Extinct Ottoman Heritage in Rusçuk: Waqfs
Meral Bayrak Ferli̇baş
Keywords: Bulgaria, Rusçuk, Ruse, Waqf, Mosque, School, Tirsiniklizade İsmail Aga
The philantropic institutions in the Ottoman Empire, which funtioned as a social unifying force in all the Islamic world, contributed to the formation of the works of charity and the establishment of waqfs. Further developed in the Ottoman Empire, these waqfs met all the needs of the society. The idea that "the better served the urgent needs, the superior were the waqfs" led to a rapid increase in the number of waqfs in line with the social needs varying according to region and time. But they were influential in the establishment or re-organizaton of certain villages and towns as well.
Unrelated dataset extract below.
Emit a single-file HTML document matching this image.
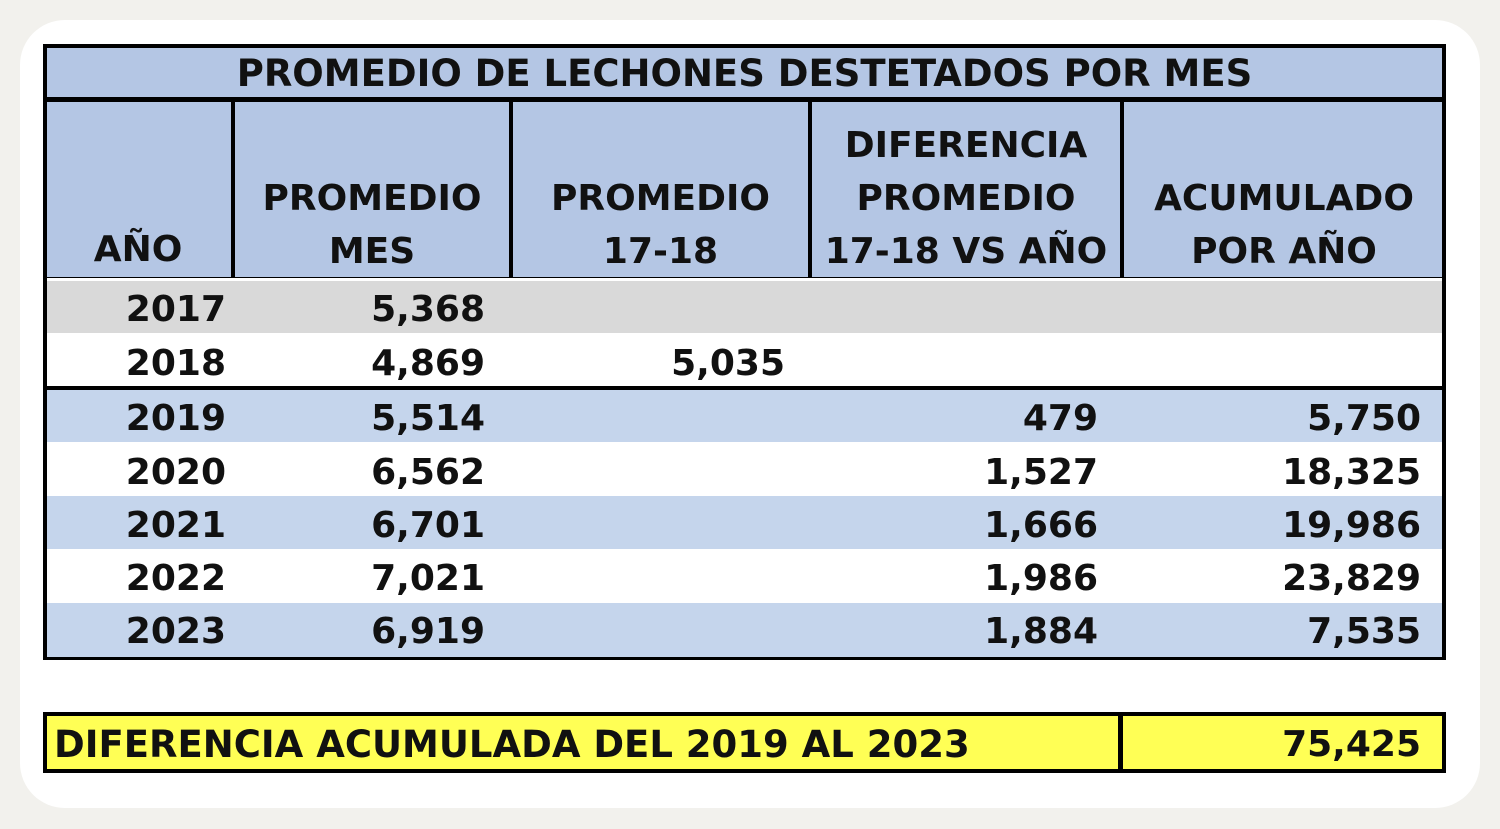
<!DOCTYPE html>
<html><head><meta charset="utf-8"><style>
body{margin:0;width:1500px;height:829px;background:#f2f1ed;position:relative;overflow:hidden;font-family:"DejaVu Sans","Liberation Sans",sans-serif;color:#111}
.card{position:absolute;left:20px;top:20px;width:1460px;height:788px;background:#fff;border-radius:45px}
.a{position:absolute;box-sizing:border-box}
.t{position:absolute;font-size:36px;font-weight:bold;line-height:40px;white-space:nowrap}
.r{text-align:right}
.c{text-align:center}
</style></head><body>
<div class="card"></div>
<div class="a" style="left:43px;top:44px;width:1403px;height:57px;background:#b4c6e4;border:4px solid #000"></div>
<div class="t c" style="left:43px;top:54px;width:1403px;font-size:37px">PROMEDIO DE LECHONES DESTETADOS POR MES</div>
<div class="a" style="left:43px;top:98px;width:1403px;height:183px;background:#b4c6e4;border:4px solid #000"></div>
<div class="a" style="left:231px;top:98px;width:4px;height:183px;background:#000"></div>
<div class="a" style="left:509px;top:98px;width:4px;height:183px;background:#000"></div>
<div class="a" style="left:808px;top:98px;width:4px;height:183px;background:#000"></div>
<div class="a" style="left:1120px;top:98px;width:4px;height:183px;background:#000"></div>
<div class="t c" style="left:43px;top:230px;width:190px">AÑO</div>
<div class="t c" style="left:233px;top:172px;width:278px;line-height:53px">PROMEDIO<br>MES</div>
<div class="t c" style="left:511px;top:172px;width:299px;line-height:53px">PROMEDIO<br>17-18</div>
<div class="t c" style="left:810px;top:119px;width:312px;line-height:53px">DIFERENCIA<br>PROMEDIO<br>17-18 VS AÑO</div>
<div class="t c" style="left:1122px;top:172px;width:324px;line-height:53px">ACUMULADO<br>POR AÑO</div>
<div class="a" style="left:43px;top:278px;width:1403px;height:382px;border:4px solid #000;border-top:none;background:#fff"></div>
<div class="a" style="left:47px;top:281px;width:1395px;height:52px;background:#d9d9d9"></div>
<div class="a" style="left:43px;top:386px;width:1403px;height:4px;background:#000"></div>
<div class="a" style="left:47px;top:390px;width:1395px;height:52px;background:#c5d5ec"></div>
<div class="a" style="left:47px;top:496px;width:1395px;height:53px;background:#c5d5ec"></div>
<div class="a" style="left:47px;top:603px;width:1395px;height:54px;background:#c5d5ec"></div>

<div class="t r" style="left:43px;top:290px;width:183px">2017</div><div class="t r" style="left:233px;top:290px;width:252px">5,368</div>
<div class="t r" style="left:43px;top:344px;width:183px">2018</div><div class="t r" style="left:233px;top:344px;width:252px">4,869</div><div class="t r" style="left:511px;top:344px;width:274px">5,035</div>
<div class="t r" style="left:43px;top:399px;width:183px">2019</div><div class="t r" style="left:233px;top:399px;width:252px">5,514</div><div class="t r" style="left:810px;top:399px;width:288px">479</div><div class="t r" style="left:1122px;top:399px;width:299px">5,750</div>
<div class="t r" style="left:43px;top:453px;width:183px">2020</div><div class="t r" style="left:233px;top:453px;width:252px">6,562</div><div class="t r" style="left:810px;top:453px;width:288px">1,527</div><div class="t r" style="left:1122px;top:453px;width:299px">18,325</div>
<div class="t r" style="left:43px;top:506px;width:183px">2021</div><div class="t r" style="left:233px;top:506px;width:252px">6,701</div><div class="t r" style="left:810px;top:506px;width:288px">1,666</div><div class="t r" style="left:1122px;top:506px;width:299px">19,986</div>
<div class="t r" style="left:43px;top:559px;width:183px">2022</div><div class="t r" style="left:233px;top:559px;width:252px">7,021</div><div class="t r" style="left:810px;top:559px;width:288px">1,986</div><div class="t r" style="left:1122px;top:559px;width:299px">23,829</div>
<div class="t r" style="left:43px;top:612px;width:183px">2023</div><div class="t r" style="left:233px;top:612px;width:252px">6,919</div><div class="t r" style="left:810px;top:612px;width:288px">1,884</div><div class="t r" style="left:1122px;top:612px;width:299px">7,535</div>
<div class="a" style="left:43px;top:712px;width:1403px;height:61px;background:#ffff55;border:4px solid #000"></div>
<div class="a" style="left:1118px;top:712px;width:5px;height:61px;background:#000"></div>
<div class="t" style="left:54px;top:725px;font-size:37px">DIFERENCIA ACUMULADA DEL 2019 AL 2023</div>
<div class="t r" style="left:1122px;top:725px;width:299px">75,425</div>
</body></html>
Such charitable institutions did also revive in the town of Rusçuk, where numerous mosques and masjids, together with schools, dervish convents and lodges, fountains, spinkler and water tanks for ritual ablutions, all serving as religious, charitable and socio-cultural centers, worked for the society. This article intends to portray some of the waqfs in Rusçuk, which were an integral part of the Ottoman social life but failed to survive to the present. The research is based on archival sources and tries to outline the Works of waqf, their founders, sources of income, functionaries and balance sheets.